For large-scale ground mounts using carbon steel racking, hot-dip galvanized bolts are cost-effective. The zinc coating acts as a sacrificial anode. It is crucial that the galvanization thickness meets ISO 1461 standards, typically requiring a minimum coating mass of 500 g/m² for fasteners. Mixing HDG bolts with stainless steel components without proper isolation can lead to rapid degradation of the zinc layer.

Preventing Galvanic Corrosion

Galvanic corrosion occurs when two dissimilar metals are in electrical contact in the presence of an electrolyte, such as rain or condensation. In solar arrays, aluminum frames and rails are standard, making the choice of photovoltaic bolts critical to avoid bimetallic corrosion.

When using stainless steel photovoltaic bolts with aluminum rails, the risk of galvanic corrosion is minimal. However, if carbon steel or galvanized bolts must be used, installers should employ EPDM rubber washers or plastic insulating sleeves to break the electrical circuit between the bolt and the aluminum profile.

Torque Specifications and Mechanical Integrity

Proper torque application is vital for maintaining clamp load over the lifetime of the solar array. Under-torquing leads to loosening from vibration and thermal expansion, while over-torquing can strip threads or crush aluminum profiles, compromising the structural bond.

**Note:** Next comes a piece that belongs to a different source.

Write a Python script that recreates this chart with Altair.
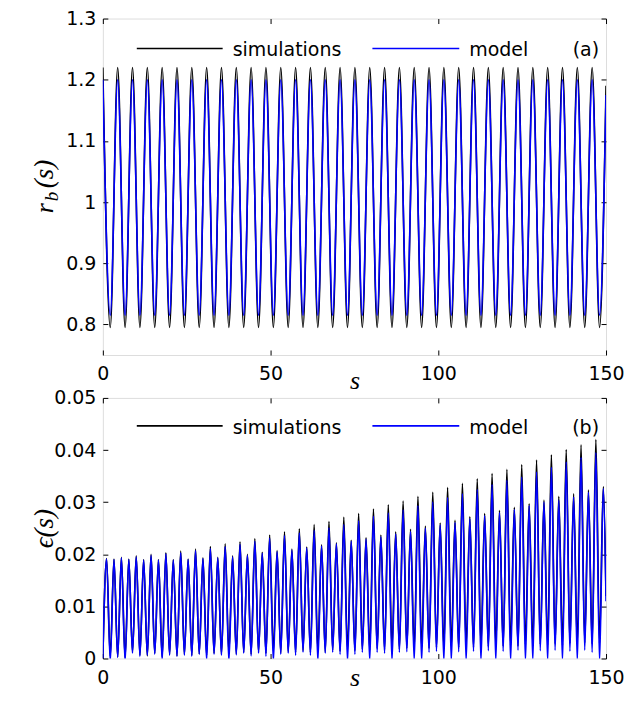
import altair as alt
import pandas as pd

# ---------------- data ----------------
# s positions of the extrema (quarter periods of r_b), plus the right edge
s_quarter = [
    0.00, 1.11, 2.21, 3.32, 4.42, 5.53, 6.63, 7.74, 8.84, 9.95,
    11.05, 12.16, 13.26, 14.37, 15.47, 16.58, 17.68, 18.79, 19.89, 21.00,
    22.10, 23.21, 24.31, 25.42, 26.52, 27.63, 28.73, 29.84, 30.94, 32.05,
    33.15, 34.26, 35.36, 36.47, 37.57, 38.68, 39.78, 40.89, 41.99, 43.10,
    44.20, 45.31, 46.41, 47.52, 48.62, 49.73, 50.83, 51.94, 53.04, 54.15,
    55.25, 56.36, 57.46, 58.57, 59.67, 60.78, 61.88, 62.99, 64.09, 65.20,
    66.30, 67.41, 68.51, 69.62, 70.72, 71.83, 72.93, 74.04, 75.14, 76.25,
    77.35, 78.46, 79.56, 80.67, 81.77, 82.88, 83.98, 85.09, 86.19, 87.30,
    88.40, 89.51, 90.61, 91.72, 92.82, 93.93, 95.03, 96.14, 97.24, 98.35,
    99.45, 100.56, 101.66, 102.77, 103.87, 104.98, 106.08, 107.19, 108.29, 109.40,
    110.50, 111.61, 112.71, 113.82, 114.92, 116.03, 117.13, 118.24, 119.34, 120.45,
    121.55, 122.66, 123.76, 124.87, 125.97, 127.08, 128.18, 129.29, 130.39, 131.50,
    132.60, 133.71, 134.81, 135.92, 137.02, 138.13, 139.23, 140.34, 141.44, 142.55,
    143.65, 144.76, 145.86, 146.97, 148.07, 149.18,
]
s_edge = 150.0

# panel (a): r_b(s) at its peaks/troughs (even quarters) and at the edge
sim_r = [
    1.22, 0.795, 1.22, 0.795, 1.22, 0.795, 1.22, 0.795, 1.22, 0.795,
    1.22, 0.795, 1.22, 0.795, 1.22, 0.795, 1.22, 0.795, 1.22, 0.795,
    1.22, 0.795, 1.22, 0.795, 1.22, 0.795, 1.22, 0.795, 1.22, 0.795,
    1.22, 0.795, 1.22, 0.795, 1.22, 0.795, 1.22, 0.795, 1.22, 0.795,
    1.22, 0.795, 1.22, 0.795, 1.22, 0.795, 1.22, 0.795, 1.22, 0.795,
    1.22, 0.795, 1.22, 0.795, 1.22, 0.795, 1.22, 0.795, 1.22, 0.795,
    1.22, 0.795, 1.22, 0.795, 1.22, 0.795, 1.22, 0.795, 1.19,
]
mod_r = [
    1.20, 0.815, 1.20, 0.815, 1.20, 0.815, 1.20, 0.815, 1.20, 0.815,
    1.20, 0.815, 1.20, 0.815, 1.20, 0.815, 1.20, 0.815, 1.20, 0.815,
    1.20, 0.815, 1.20, 0.815, 1.20, 0.815, 1.20, 0.815, 1.20, 0.815,
    1.20, 0.815, 1.20, 0.815, 1.20, 0.815, 1.20, 0.815, 1.20, 0.815,
    1.20, 0.815, 1.20, 0.815, 1.20, 0.815, 1.20, 0.815, 1.20, 0.815,
    1.20, 0.815, 1.20, 0.815, 1.20, 0.815, 1.20, 0.815, 1.20, 0.815,
    1.20, 0.815, 1.20, 0.815, 1.20, 0.815, 1.20, 0.815, 1.175,
]

# panel (b): eps(s) troughs (even quarters) and peaks (odd quarters)
sim_eps_trough = [
    0.0,
    0.0004, 0.0003, 0.0002, 0.0012, 0.0006, 0.0005, 0.0010, 0.0003, 0.0008, 0.0005,
    0.0008, 0.0006, 0.0009, 0.0006, 0.0010, 0.0008, 0.0011, 0.0009, 0.0012, 0.0008,
    0.0012, 0.0010, 0.0014, 0.0011, 0.0013, 0.0012, 0.0015, 0.0012, 0.0016, 0.0013,
    0.0016, 0.0014, 0.0017, 0.0015, 0.0018, 0.0016, 0.0019, 0.0017, 0.0020, 0.0018,
    0.0020, 0.0019, 0.0021, 0.0020, 0.0022, 0.0020, 0.0023, 0.0021, 0.0024, 0.0022,
    0.0024, 0.0023, 0.0025, 0.0024, 0.0026, 0.0024, 0.0027, 0.0025, 0.0027, 0.0026,
    0.0028, 0.0026, 0.0029, 0.0027, 0.0030, 0.0028, 0.0030,
]
sim_eps_peak = [
    0.0192, 0.0191, 0.0194, 0.0191, 0.0197, 0.0190, 0.0200, 0.0190, 0.0203, 0.0190,
    0.0206, 0.0191, 0.0210, 0.0193, 0.0215, 0.0194, 0.0220, 0.0197,
    0.0224, 0.0200, 0.0230, 0.0204, 0.0237, 0.0207, 0.0243, 0.0210, 0.0249, 0.0214,
    0.0257, 0.0218, 0.0263, 0.0222, 0.0271, 0.0227, 0.0278,
    0.0232, 0.0287, 0.0237, 0.0295, 0.0243, 0.0302, 0.0248, 0.0311, 0.0254, 0.0319,
    0.0260, 0.0328, 0.0265, 0.0336, 0.0272, 0.0345, 0.0278, 0.0355,
    0.0284, 0.0363, 0.0290, 0.0372, 0.0297, 0.0381, 0.0304, 0.0391, 0.0311, 0.0401,
    0.0316, 0.0410, 0.0323, 0.0420, 0.0330,
]
mod_eps_trough = [
    0.0,
    -0.0006, 0.0002, -0.0006, 0.0010, 0.0004, 0.0006, 0.0008, -0.0004, 0.0006, 0.0004,
    0.0006, 0.0004, 0.0008, -0.0004, 0.0008, 0.0006, -0.0006, 0.0007, 0.0010, 0.0005,
    0.0010, 0.0004, -0.0006, 0.0008, 0.0010, 0.0006, 0.0012, 0.0006, -0.0006, 0.0010,
    0.0012, 0.0008, -0.0006, 0.0008, 0.0012, -0.0005, 0.0012, 0.0010, -0.0006, 0.0012,
    0.0013, -0.0005, -0.0006, 0.0012, 0.0014, -0.0006, -0.0006, 0.0013, -0.0006, 0.0014,
    -0.0006, 0.0015, -0.0006, 0.0014, -0.0006, 0.0016, -0.0006, -0.0006, 0.0015, -0.0006,
    0.0016, -0.0006, 0.0014, -0.0006, 0.0016, 0.0012, -0.0006,
]
mod_eps_peak = [
    0.0191, 0.0190, 0.0193, 0.0190, 0.0195, 0.0189, 0.0198, 0.0189, 0.0201, 0.0189,
    0.0203, 0.0190, 0.0207, 0.0192, 0.0211, 0.0193, 0.0215, 0.0195,
    0.0219, 0.0198, 0.0225, 0.0202, 0.0231, 0.0205, 0.0236, 0.0208, 0.0241, 0.0212,
    0.0246, 0.0216, 0.0251, 0.0220, 0.0257, 0.0225, 0.0264,
    0.0229, 0.0273, 0.0234, 0.0279, 0.0239, 0.0285, 0.0244, 0.0293, 0.0250, 0.0300,
    0.0256, 0.0309, 0.0261, 0.0316, 0.0268, 0.0324, 0.0274, 0.0334,
    0.0280, 0.0342, 0.0286, 0.0348, 0.0293, 0.0358, 0.0300, 0.0367, 0.0304, 0.0377,
    0.0310, 0.0386, 0.0319, 0.0395, 0.0326,
]
sim_eps_edge = 0.012
mod_eps_edge = 0.011

legend_labels = ["simulations", "model"]
panel_tags = ["(a)", "(b)"]
x_ticks = [0, 50, 100, 150]
r_ticks = [0.8, 0.9, 1.0, 1.1, 1.2, 1.3]
eps_ticks = [0, 0.01, 0.02, 0.03, 0.04, 0.05]

# ---------------- tables ----------------
s_top = s_quarter[0::2] + [s_edge]
df_r_sim = pd.DataFrame({"s": s_top, "v": sim_r})
df_r_mod = pd.DataFrame({"s": s_top, "v": mod_r})


def interleave(troughs, peaks, edge):
    vals = []
    for k in range(len(s_quarter)):
        vals.append(troughs[k // 2] if k % 2 == 0 else peaks[k // 2])
    return vals + [edge]


s_all = s_quarter + [s_edge]
df_e_sim = pd.DataFrame({"s": s_all, "v": interleave(sim_eps_trough, sim_eps_peak, sim_eps_edge)})
df_e_mod = pd.DataFrame({"s": s_all, "v": interleave(mod_eps_trough, mod_eps_peak, mod_eps_edge)})

# ---------------- styling ----------------
SANS = "DejaVu Sans"
SERIF = "Liberation Serif"
FS = 19
W = 504
H_A = 337
H_B = 261
LW = 1.6


def tick_axis(orient, labels=True, **kw):
    base = dict(orient=orient, offset=-5, tickSize=5, tickWidth=1, tickColor="black",
                domain=False, grid=False, labels=labels, labelFlush=False, labelOverlap=False,
                labelFont=SANS, labelFontSize=FS, labelColor="black")
    base.update(kw)
    return alt.Axis(**base)


def txt(s, **kw):
    return alt.Chart(pd.DataFrame({"t": [s]})).mark_text(**kw).encode(text="t:N")


def panel(df_sim, df_mod, ydom, yticks, yfmt, tag, ly, ty, title_y):
    xs = alt.Scale(domain=[0, 150], nice=False, zero=False)
    ys = alt.Scale(domain=ydom, nice=False, zero=False)
    bottom = tick_axis("bottom", values=x_ticks, labelPadding=10, title="s",
                       titleFont=SERIF, titleFontStyle="italic", titleFontWeight="normal",
                       titleFontSize=26, titleColor="black", titleY=title_y, titleBaseline="alphabetic")
    left = tick_axis("left", values=yticks, format=yfmt, labelPadding=7, title=None)
    top = tick_axis("top", labels=False, values=x_ticks, title=None)
    right = tick_axis("right", labels=False, values=yticks, title=None)

    sim = alt.Chart(df_sim).mark_line(color="black", strokeWidth=LW, interpolate="monotone", clip=True).encode(
        x=alt.X("s:Q", scale=xs, axis=bottom), y=alt.Y("v:Q", scale=ys, axis=left))
    mod = alt.Chart(df_mod).mark_line(color="#0000ff", strokeWidth=LW, interpolate="monotone", clip=True).encode(
        x=alt.X("s:Q", scale=xs, axis=None), y=alt.Y("v:Q", scale=ys, axis=None))
    mirror = alt.Chart(df_sim).mark_line(strokeOpacity=0).encode(
        x=alt.X("s:Q", scale=xs, axis=top), y=alt.Y("v:Q", scale=ys, axis=right))

    leg1 = alt.Chart(pd.DataFrame({"t": [legend_labels[0]]})).mark_rule(color="black", strokeWidth=LW).encode(
        x=alt.value(34), x2=alt.value(120), y=alt.value(ly))
    leg2 = alt.Chart(pd.DataFrame({"t": [legend_labels[1]]})).mark_rule(color="#0000ff", strokeWidth=LW).encode(
        x=alt.value(270), x2=alt.value(357), y=alt.value(ly))
    t1 = txt(legend_labels[0], align="left", baseline="alphabetic", font=SANS, fontSize=FS, color="black").encode(
        x=alt.value(130), y=alt.value(ty))
    t2 = txt(legend_labels[1], align="left", baseline="alphabetic", font=SANS, fontSize=FS, color="black").encode(
        x=alt.value(367), y=alt.value(ty))
    t3 = txt(tag, align="right", baseline="alphabetic", font=SANS, fontSize=FS, color="black").encode(
        x=alt.value(497), y=alt.value(ty))
    return [sim, mod, mirror, leg1, leg2, t1, t2, t3]


layers_a = panel(df_r_sim, df_r_mod, [0.75, 1.3], r_ticks, ".1~f", panel_tags[0], 30, 38, 39)
# y title r_b(s) built from pieces (rotated)
ya1 = txt("r", angle=270, align="left", baseline="alphabetic", font=SERIF, fontStyle="italic",
          fontSize=26, color="black").encode(x=alt.value(-50), y=alt.value(195))
ya2 = txt("b", angle=270, align="left", baseline="alphabetic", font=SERIF, fontStyle="italic",
          fontSize=19, color="black").encode(x=alt.value(-45), y=alt.value(183))
ya3 = txt("(s)", angle=270, align="left", baseline="alphabetic", font=SERIF, fontStyle="italic",
          fontSize=27, color="black").encode(x=alt.value(-50), y=alt.value(170))
top_panel = alt.layer(*layers_a, ya1, ya2, ya3).resolve_axis(x="independent", y="independent").properties(
    width=W, height=H_A)

layers_b = panel(df_e_sim, df_e_mod, [0, 0.05], eps_ticks, ".2~f", panel_tags[1], 28, 36, 32)
yb = txt("\u03f5(s)", angle=270, align="center", baseline="alphabetic", font=SERIF, fontStyle="italic",
         fontSize=27, color="black").encode(x=alt.value(-50), y=alt.value(131))
bottom_panel = alt.layer(*layers_b, yb).resolve_axis(x="independent", y="independent").properties(
    width=W, height=H_B)

chart = alt.vconcat(top_panel, bottom_panel, spacing=43, bounds="flush").properties(
    padding={"left": 22, "top": 0, "right": 0, "bottom": 0}
).configure_view(stroke="black", strokeWidth=1.5).configure(background="white")

chart.save("out.html", embed_options={"renderer": "svg", "actions": False})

Determining Correct Torque Values

Torque values depend on the bolt diameter, grade, and lubrication. For standard M8 A2-70 stainless steel photovoltaic bolts, the typical torque range is 15 to 20 Nm. For M10 bolts, this increases to approximately 30 to 35 Nm. Always refer to the racking manufacturer’s specific guidelines, as these values can vary based on the clip design and material thickness.

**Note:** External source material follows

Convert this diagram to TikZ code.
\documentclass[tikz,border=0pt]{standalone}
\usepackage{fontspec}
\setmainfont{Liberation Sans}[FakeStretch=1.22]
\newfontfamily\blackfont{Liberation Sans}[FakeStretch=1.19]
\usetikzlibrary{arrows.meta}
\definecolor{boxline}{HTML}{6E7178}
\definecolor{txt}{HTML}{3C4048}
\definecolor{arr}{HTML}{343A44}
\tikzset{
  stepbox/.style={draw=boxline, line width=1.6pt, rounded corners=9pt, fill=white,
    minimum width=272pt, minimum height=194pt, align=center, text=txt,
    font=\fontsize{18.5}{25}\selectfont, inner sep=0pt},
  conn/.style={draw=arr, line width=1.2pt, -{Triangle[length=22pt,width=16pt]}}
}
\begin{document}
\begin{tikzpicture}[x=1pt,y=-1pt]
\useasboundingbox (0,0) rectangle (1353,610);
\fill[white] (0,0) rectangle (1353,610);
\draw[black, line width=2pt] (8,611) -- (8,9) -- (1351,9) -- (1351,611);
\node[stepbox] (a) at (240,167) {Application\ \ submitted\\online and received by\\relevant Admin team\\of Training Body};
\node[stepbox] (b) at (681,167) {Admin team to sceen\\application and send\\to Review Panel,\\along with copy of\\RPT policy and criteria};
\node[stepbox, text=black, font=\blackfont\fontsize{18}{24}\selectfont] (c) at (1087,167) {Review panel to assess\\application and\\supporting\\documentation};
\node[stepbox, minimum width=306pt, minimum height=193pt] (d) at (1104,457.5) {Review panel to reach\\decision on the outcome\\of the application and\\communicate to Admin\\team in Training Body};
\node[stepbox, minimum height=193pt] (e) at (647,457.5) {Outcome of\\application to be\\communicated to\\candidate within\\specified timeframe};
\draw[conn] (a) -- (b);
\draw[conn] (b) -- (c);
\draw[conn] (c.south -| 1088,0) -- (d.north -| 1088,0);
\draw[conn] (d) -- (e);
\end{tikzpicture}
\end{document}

The Importance of Calibrated Tools

Installers must use calibrated torque wrenches rather than impact drivers for the final tightening stage. Impact tools can easily exceed yield strengths, causing microscopic cracks in the bolt head or stripping the aluminum threads. Regular verification of torque settings during installation audits ensures consistency across the array.

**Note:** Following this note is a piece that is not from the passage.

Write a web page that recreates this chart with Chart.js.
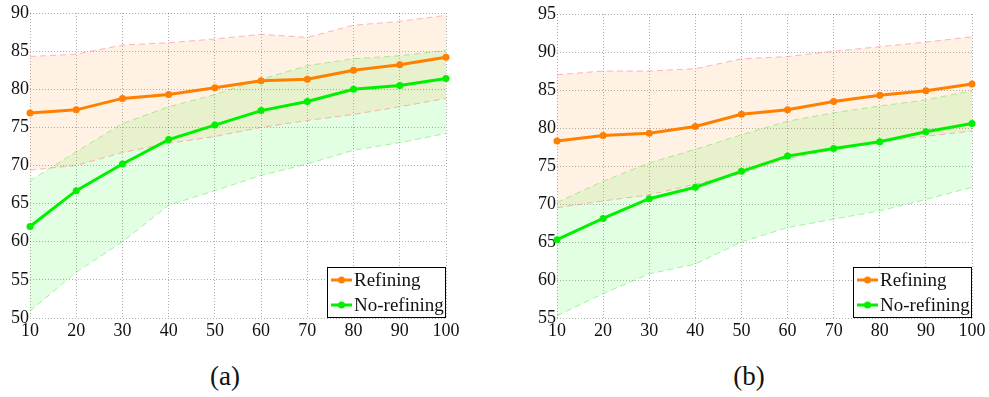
<!DOCTYPE html>
<html>
<head>
<meta charset="utf-8">
<script src="https://cdn.jsdelivr.net/npm/chart.js@4"></script>
<style>
  body { margin: 0; background: #fff; width: 989px; height: 397px; position: relative; overflow: hidden; }
  .panel { position: absolute; top: 0; height: 345px; }
  .caption { position: absolute; top: 361px; width: 80px; text-align: center;
             font-family: 'Liberation Serif', serif; font-size: 27px; color: #111; }
</style>
</head>
<body>
<div class="panel" style="left:0;width:470px"><canvas id="chartA"></canvas></div>
<div class="panel" style="left:527px;width:462px"><canvas id="chartB"></canvas></div>
<div class="caption" style="left:185px">(a)</div>
<div class="caption" style="left:709px">(b)</div>
<script>
// x categories
const xLabels = ['10', '20', '30', '40', '50', '60', '70', '80', '90', '100'];

// (a) values
const refA     = [76.9, 77.3, 78.8, 79.3, 80.2, 81.1, 81.3, 82.5, 83.2, 84.2];
const noRefA   = [62.0, 66.7, 70.2, 73.4, 75.3, 77.2, 78.4, 80.0, 80.5, 81.4];
const refUpA   = [84.3, 84.6, 85.8, 86.1, 86.6, 87.2, 86.8, 88.4, 88.9, 89.7];
const refLoA   = [69.4, 70.0, 71.7, 72.9, 73.8, 75.0, 75.9, 76.7, 77.7, 78.8];
const noRefUpA = [68.0, 71.8, 75.5, 77.7, 79.3, 81.3, 83.1, 84.0, 84.4, 85.1];
const noRefLoA = [50.9, 56.0, 60.0, 64.8, 66.7, 68.7, 70.2, 72.0, 73.0, 74.2];

// (b) values
const refB     = [78.3, 79.0, 79.3, 80.2, 81.8, 82.4, 83.5, 84.3, 84.9, 85.8];
const noRefB   = [65.3, 68.1, 70.7, 72.2, 74.3, 76.3, 77.3, 78.2, 79.5, 80.6];
const refUpB   = [87.0, 87.5, 87.5, 87.8, 89.1, 89.4, 90.1, 90.7, 91.3, 92.0];
const refLoB   = [69.5, 70.4, 71.2, 72.6, 74.0, 76.0, 77.1, 78.2, 78.9, 79.6];
const noRefUpB = [70.2, 73.0, 75.4, 77.2, 79.1, 80.9, 82.0, 82.9, 83.7, 84.9];
const noRefLoB = [55.3, 58.2, 60.8, 62.1, 65.0, 66.9, 68.0, 69.1, 70.6, 72.2];

const seriesNames = ['Refining', 'No-refining'];

const colors = {
    ref: '#ff8000',
    noRef: '#00f000',
    refEdge: 'rgba(255, 120, 140, 0.55)',
    noRefEdge: 'rgba(60, 230, 60, 0.45)',
    refFill: 'rgba(255, 128, 0, 0.11)',
    noRefFill: 'rgba(0, 255, 0, 0.11)',
    grid: 'rgba(0, 0, 0, 0.32)'
};
const serif = "'Liberation Serif', 'Times New Roman', serif";

// legend box drawn inside the plot, bottom right
const boxLegend = {
    id: 'boxLegend',
    afterDraw(chart) {
        const ctx = chart.ctx;
        const area = chart.chartArea;
        const w = 119, h = 51;
        const x0 = area.right - w, y0 = area.bottom - h;
        ctx.save();
        ctx.fillStyle = '#fff';
        ctx.fillRect(x0, y0, w, h);
        ctx.strokeStyle = '#000';
        ctx.lineWidth = 1;
        ctx.strokeRect(x0 + 0.5, y0 + 0.5, w - 1, h - 1);
        ctx.font = '19px ' + serif;
        ctx.textBaseline = 'middle';
        [0, 1].forEach(function(i) {
            const ds = chart.data.datasets[i];
            const cy = y0 + 13 + i * 25;
            ctx.strokeStyle = ds.borderColor;
            ctx.lineWidth = 3;
            ctx.beginPath();
            ctx.moveTo(x0 + 4, cy);
            ctx.lineTo(x0 + 25, cy);
            ctx.stroke();
            ctx.fillStyle = ds.borderColor;
            ctx.beginPath();
            ctx.arc(x0 + 14.5, cy, 3.5, 0, Math.PI * 2);
            ctx.fill();
            ctx.fillStyle = '#111';
            ctx.fillText(ds.label, x0 + 27, cy + 1);
        });
        ctx.restore();
    }
};

function bandEdge(data, color, fill, fillColor) {
    return {
        data: data,
        borderColor: color,
        borderWidth: 1,
        borderDash: [6, 4],
        pointRadius: 0,
        fill: fill,
        backgroundColor: fillColor || 'transparent',
        tension: 0
    };
}

function createPanel(canvasId, ref, noRef, refUp, refLo, noRefUp, noRefLo, yMin, yMax, topPad, rightPad) {
    const ctx = document.getElementById(canvasId);
    if (!ctx) return null;

    return new Chart(ctx, {
        type: 'line',
        data: {
            labels: xLabels,
            datasets: [
                {
                    label: seriesNames[0],
                    data: ref,
                    borderColor: colors.ref,
                    backgroundColor: colors.ref,
                    borderWidth: 3,
                    pointRadius: 3.5,
                    pointBorderWidth: 0,
                    fill: false
                },
                {
                    label: seriesNames[1],
                    data: noRef,
                    borderColor: colors.noRef,
                    backgroundColor: colors.noRef,
                    borderWidth: 3,
                    pointRadius: 3.5,
                    pointBorderWidth: 0,
                    fill: false
                },
                bandEdge(refUp, colors.refEdge, '+1', colors.refFill),
                bandEdge(refLo, colors.refEdge, false),
                bandEdge(noRefUp, colors.noRefEdge, '+1', colors.noRefFill),
                bandEdge(noRefLo, colors.noRefEdge, false)
            ]
        },
        options: {
            responsive: true,
            maintainAspectRatio: false,
            animation: false,
            layout: { padding: { top: topPad, left: 0, right: rightPad, bottom: 0 } },
            plugins: {
                legend: { display: false },
                tooltip: { enabled: false }
            },
            scales: {
                x: {
                    offset: false,
                    grid: { color: colors.grid, drawTicks: false },
                    border: { display: false, dash: [1, 2] },
                    ticks: {
                        color: '#111',
                        font: { family: serif, size: 18 },
                        padding: 2,
                        maxRotation: 0,
                        autoSkip: false
                    },
                    afterFit(scale) {
                        scale.height = 27;
                        scale.paddingLeft = 0;
                        scale.paddingRight = 0;
                    }
                },
                y: {
                    min: yMin,
                    max: yMax,
                    grid: { color: colors.grid, drawTicks: false },
                    border: { display: false, dash: [1, 2] },
                    ticks: {
                        stepSize: 5,
                        color: '#111',
                        font: { family: serif, size: 18 },
                        padding: 1
                    },
                    afterFit(scale) {
                        scale.width = 30;
                        scale.paddingTop = 0;
                        scale.paddingBottom = 0;
                    }
                }
            }
        },
        plugins: [boxLegend]
    });
}

// wait for the serif face so canvas text does not fall back
Promise.all([
    document.fonts.load("18px 'Liberation Serif'"),
    document.fonts.load("19px 'Liberation Serif'")
]).catch(function() {}).then(function() {
    createPanel('chartA', refA, noRefA, refUpA, refLoA, noRefUpA, noRefLoA, 50, 90, 13, 24);
    createPanel('chartB', refB, noRefB, refUpB, refLoB, noRefUpB, noRefLoB, 55, 95, 14, 17);
});
</script>
</body>
</html>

Installation Best Practices for Longevity

Even the highest quality photovoltaic bolts will fail if installed incorrectly. Adhering to strict installation protocols minimizes maintenance needs and maximizes system safety.

1. Avoid Cross-Threading: Start all bolts by hand to ensure proper thread engagement. Using a power tool to start threads often leads to cross-threading, which weakens the connection and makes future removal impossible.
2. Use serrated flange nuts or washers: These features bite into the surface of the aluminum rail, providing resistance against rotation and loosening caused by wind-induced vibration.
3. Inspect for Damage: Before installation, check bolts for any signs of coating damage or rust. A compromised coating on a galvanized bolt creates a localized point for rapid corrosion.
4. Re-Torque Checks: For critical structural connections, schedule a re-torque inspection 6 to 12 months after initial installation to account for initial settling and thermal cycling effects.